# Krate Disc/kickstand interference question



## rpochi (Apr 10, 2021)

Excuse the total newb question, but I just relaced my S2 wheel to accept a Krate disc brake onto a 1968 5sp Stingray frame. I aligned the hub so that the wheel would sit center in the frame. Unfortunately now the kickstand bumps into the disc brake hardware in the up position. The kickstand is original to the frame, stamped '8339'.  I assume I have to remove some washers/nuts to set the brake hardware deeper into the frame so the kickstand clears, unless Krate bikes used a different type of kickstand. Any thoughts or advice would be greatly appreciated.


----------



## rfeagleye (Apr 11, 2021)

The kickstand for a disc brake bike is stamped 365, it is shorter to clear the brake.
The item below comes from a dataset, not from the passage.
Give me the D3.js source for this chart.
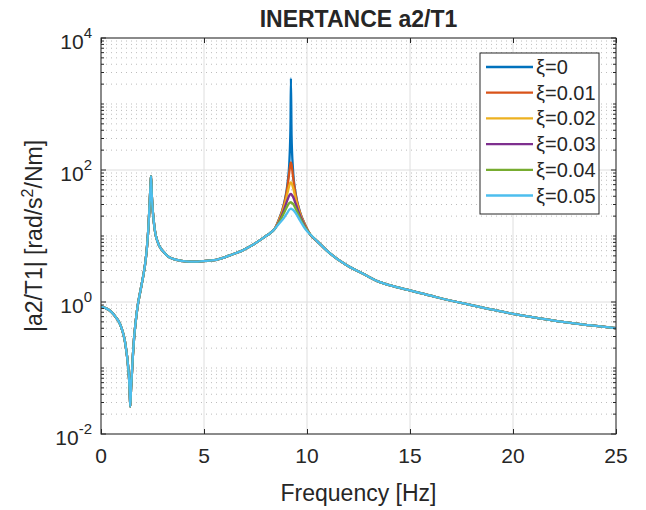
<!DOCTYPE html>
<html lang="en">
<head>
<meta charset="utf-8">
<title>Inertance a2/T1</title>
<script src="https://d3js.org/d3.v7.min.js"></script>
<style>
body { margin: 0; background: #fff; }
text { font-family: "Liberation Sans", Arial, Helvetica, sans-serif; fill: #262626; }
</style>
</head>
<body>
<div id="chart"></div>
<script>
// frequency response, shared part before the 2nd mode
var freqLow = [0, 0.25, 0.5, 0.7, 0.9, 1.0, 1.07, 1.15, 1.23, 1.28, 1.32, 1.36, 1.39, 1.42, 1.46, 1.5, 1.55, 1.6, 1.66, 1.72, 1.78, 1.85, 1.92, 2.0, 2.07, 2.14, 2.2, 2.25, 2.3, 2.34, 2.38, 2.41, 2.43, 2.46, 2.5, 2.55, 2.6, 2.66, 2.73, 2.81, 2.9, 3.05, 3.25, 3.5, 3.9, 4.3, 4.7, 5.1, 5.5, 6.0, 6.33, 6.8, 7.14, 7.5, 7.95, 8.2, 8.43];
var magLow = [0.85, 0.8, 0.71, 0.6, 0.48, 0.4, 0.34, 0.265, 0.182, 0.138, 0.102, 0.071, 0.047, 0.026, 0.05, 0.083, 0.158, 0.269, 0.427, 0.63, 0.87, 1.17, 1.51, 2.04, 2.69, 3.72, 5.37, 7.94, 13.2, 22.9, 41.7, 63, 81, 45.7, 27.5, 18.2, 13.2, 10.2, 8.5, 7.3, 6.5, 5.7, 4.9, 4.5, 4.2, 4.1, 4.1, 4.2, 4.3, 4.75, 5.2, 5.9, 6.7, 7.8, 9.7, 11.0, 12.8];

// around the 2nd mode, one list per damping ratio
var freqPeak = [8.6, 8.9, 9.05, 9.15, 9.2, 9.22, 9.25, 9.32, 9.45, 9.65, 9.9];
var magXi000 = [16.8, 32.5, 61, 147, 515, 2450, 340, 102, 44, 23.7, 15];
var magXi001 = [16.5, 31.3, 54.9, 97.6, 126, 130, 120.7, 80, 41.9, 23.3, 14.9];
var magXi002 = [16.1, 28.9, 44.4, 59.6, 64.7, 65, 63.4, 54.5, 36.6, 22.3, 14.6];
var magXi003 = [15.6, 25.8, 35.2, 41.5, 43.1, 43.3, 42.5, 39.5, 30.8, 20.8, 14.2];
var magXi004 = [15.2, 22.9, 28.6, 31.7, 32.4, 32.5, 32.0, 30.7, 26, 19.1, 13.6];
var magXi005 = [14.8, 19.2, 22.6, 25.2, 25.9, 26, 25.7, 25, 22.3, 17.4, 13];

// shared part after the 2nd mode
var freqHigh = [10.15, 10.5, 11.1, 11.93, 12.7, 13.54, 14.3, 15.08, 16.3, 17.6, 18.8, 20, 21.2, 22.4, 23.7, 25];
var magHigh = [10.6, 8.3, 5.5, 3.6, 2.7, 2.0, 1.7, 1.48, 1.18, 0.95, 0.79, 0.66, 0.57, 0.5, 0.445, 0.4];

var seriesNames = ["ξ=0", "ξ=0.01", "ξ=0.02", "ξ=0.03", "ξ=0.04", "ξ=0.05"];
var seriesPeaks = [magXi000, magXi001, magXi002, magXi003, magXi004, magXi005];
var seriesColors = ["#0072BD", "#D95319", "#EDB120", "#7E2F8E", "#77AC30", "#4DBEEE"];

var xTicks = [0, 5, 10, 15, 20, 25];
var yTicks = [-2, 0, 2, 4];   // exponents of 10

//Width and height
var w = 646;
var h = 510;
var pl = 101, pr = 616, pt = 38, pb = 434;

var xScale = d3.scaleLinear().domain([0, 25]).range([pl, pr]);
var yScale = d3.scaleLog().domain([1e-2, 1e4]).range([pb, pt]);

var svg = d3.select("#chart")
	.append("svg")
	.attr("width", w)
	.attr("height", h);

svg.append("defs").append("clipPath").attr("id", "clip")
	.append("rect")
	.attr("x", pl).attr("y", pt)
	.attr("width", pr - pl).attr("height", pb - pt);

// minor grid (dotted) on y
var minor = [];
for (var e = -2; e < 4; e++) {
	for (var m = 1; m <= 9; m++) {
		if (m === 1 && e % 2 === 0) continue;
		minor.push(m * Math.pow(10, e));
	}
}
svg.append("g").selectAll("line")
	.data(minor)
	.enter().append("line")
	.attr("x1", pl).attr("x2", pr)
	.attr("y1", d => yScale(d)).attr("y2", d => yScale(d))
	.attr("stroke", "#bdbdbd")
	.attr("stroke-width", 1)
	.attr("stroke-dasharray", "1,4");

// major grid
svg.append("g").selectAll("line")
	.data(yTicks)
	.enter().append("line")
	.attr("x1", pl).attr("x2", pr)
	.attr("y1", d => yScale(Math.pow(10, d))).attr("y2", d => yScale(Math.pow(10, d)))
	.attr("stroke", "#dedede");
svg.append("g").selectAll("line")
	.data(xTicks)
	.enter().append("line")
	.attr("y1", pt).attr("y2", pb)
	.attr("x1", d => xScale(d)).attr("x2", d => xScale(d))
	.attr("stroke", "#dedede");

// curves
var line = d3.line()
	.x(d => xScale(d.f))
	.y(d => yScale(d.v))
	.curve(d3.curveMonotoneX);

var series = seriesPeaks.map(function(peak, k) {
	var pts = freqLow.map((f, i) => ({f: f, v: magLow[i]}))
		.concat(freqPeak.map((f, i) => ({f: f, v: peak[i]})))
		.concat(freqHigh.map((f, i) => ({f: f, v: magHigh[i]})));
	return {name: seriesNames[k], color: seriesColors[k], pts: pts};
});

svg.append("g")
	.attr("clip-path", "url(#clip)")
	.selectAll("path")
	.data(series)
	.enter().append("path")
	.attr("d", d => line(d.pts))
	.attr("fill", "none")
	.attr("stroke", d => d.color)
	.attr("stroke-width", 2.3)
	.attr("stroke-linejoin", "round");

// axes box
svg.append("rect")
	.attr("x", pl).attr("y", pt)
	.attr("width", pr - pl).attr("height", pb - pt)
	.attr("fill", "none")
	.attr("stroke", "#262626")
	.attr("stroke-width", 1);

// ticks
var xAxis = d3.axisBottom(xScale).tickValues(xTicks).tickSize(5).tickFormat("");
var xAxisTop = d3.axisTop(xScale).tickValues(xTicks).tickSize(5).tickFormat("");
svg.append("g").attr("transform", "translate(0," + pb + ")").call(xAxis)
	.call(g => g.select(".domain").remove())
	.call(g => g.selectAll(".tick line").attr("stroke", "#262626").attr("y2", -5));
svg.append("g").attr("transform", "translate(0," + pt + ")").call(xAxisTop)
	.call(g => g.select(".domain").remove())
	.call(g => g.selectAll(".tick line").attr("stroke", "#262626").attr("y2", 5));

var yAll = minor.concat(yTicks.map(d => Math.pow(10, d)));
svg.append("g").selectAll("line")
	.data(yAll)
	.enter().append("line")
	.attr("x1", pl).attr("x2", d => pl + (minor.indexOf(d) >= 0 ? 3 : 5))
	.attr("y1", d => yScale(d)).attr("y2", d => yScale(d))
	.attr("stroke", "#262626");
svg.append("g").selectAll("line")
	.data(yAll)
	.enter().append("line")
	.attr("x1", pr).attr("x2", d => pr - (minor.indexOf(d) >= 0 ? 3 : 5))
	.attr("y1", d => yScale(d)).attr("y2", d => yScale(d))
	.attr("stroke", "#262626");

// tick labels
svg.append("g").selectAll("text")
	.data(xTicks)
	.enter().append("text")
	.attr("x", d => xScale(d))
	.attr("y", pb + 29)
	.attr("text-anchor", "middle")
	.attr("font-size", 21)
	.text(d => d);

var yl = svg.append("g").selectAll("text")
	.data(yTicks)
	.enter().append("text")
	.attr("x", pl - 9)
	.attr("y", d => yScale(Math.pow(10, d)) + 11)
	.attr("text-anchor", "end")
	.attr("font-size", 21);
yl.append("tspan").text("10");
yl.append("tspan").attr("dy", -11).attr("font-size", 15).text(d => d);

// title and labels
svg.append("text")
	.attr("x", (pl + pr) / 2)
	.attr("y", 27)
	.attr("text-anchor", "middle")
	.attr("font-size", 23)
	.attr("font-weight", "bold")
	.text("INERTANCE a2/T1");

svg.append("text")
	.attr("x", (pl + pr) / 2)
	.attr("y", 501)
	.attr("text-anchor", "middle")
	.attr("font-size", 23)
	.text("Frequency [Hz]");

var ylab = svg.append("text")
	.attr("transform", "translate(42," + ((pt + pb) / 2) + ") rotate(-90)")
	.attr("text-anchor", "middle")
	.attr("font-size", 23);
ylab.append("tspan").text("|a2/T1| [rad/s");
ylab.append("tspan").attr("dy", -9).attr("font-size", 16).text("2");
ylab.append("tspan").attr("dy", 9).text("/Nm]");

// legend
var lg = svg.append("g").attr("transform", "translate(480,53)");
lg.append("rect")
	.attr("width", 119).attr("height", 161)
	.attr("fill", "#fff")
	.attr("stroke", "#262626");
var item = lg.selectAll("g.item")
	.data(series)
	.enter().append("g")
	.attr("transform", (d, i) => "translate(0," + (14 + i * 25.7) + ")");
item.append("line")
	.attr("x1", 6).attr("x2", 53)
	.attr("stroke", d => d.color)
	.attr("stroke-width", 2.3);
item.append("text")
	.attr("x", 56).attr("y", 7)
	.attr("font-size", 20)
	.text(d => d.name);
</script>
</body>
</html>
Check eBay for them, they pop up there from time to time.


----------



## rfeagleye (Apr 11, 2021)

This is what you need:

https://www.ebay.com/itm/SCHWINN-ST...TH-CAM-PIN-365/224398662931?campid=5335809022


----------



## coasterbrakejunkie1969 (Apr 11, 2021)

rpochi said:


> View attachment 1389104
> 
> View attachment 1389105
> 
> ...




Someone here will have one otherwise a couple rough ones on Feebay right now.


----------



## rpochi (Apr 11, 2021)

Awesome, thanks for the help--That helped me avoid the worse case scenario--mess with a perfectly aligned hub just to realize I needed a different kickstand from the start!


----------



## rfeagleye (Apr 11, 2021)

No problem! One thing I'm not 100% sure on, and maybe someone can help, if you need the cam from a Disc Brake Krate too? I might try buying a 365 kickstand and cam, just in case you need it.


----------



## rpochi (Apr 11, 2021)

Great, I was wondering the same, i'll get one with the cam just in case. I truly was dreading dinking around with the hub again which would have been all for naught!


----------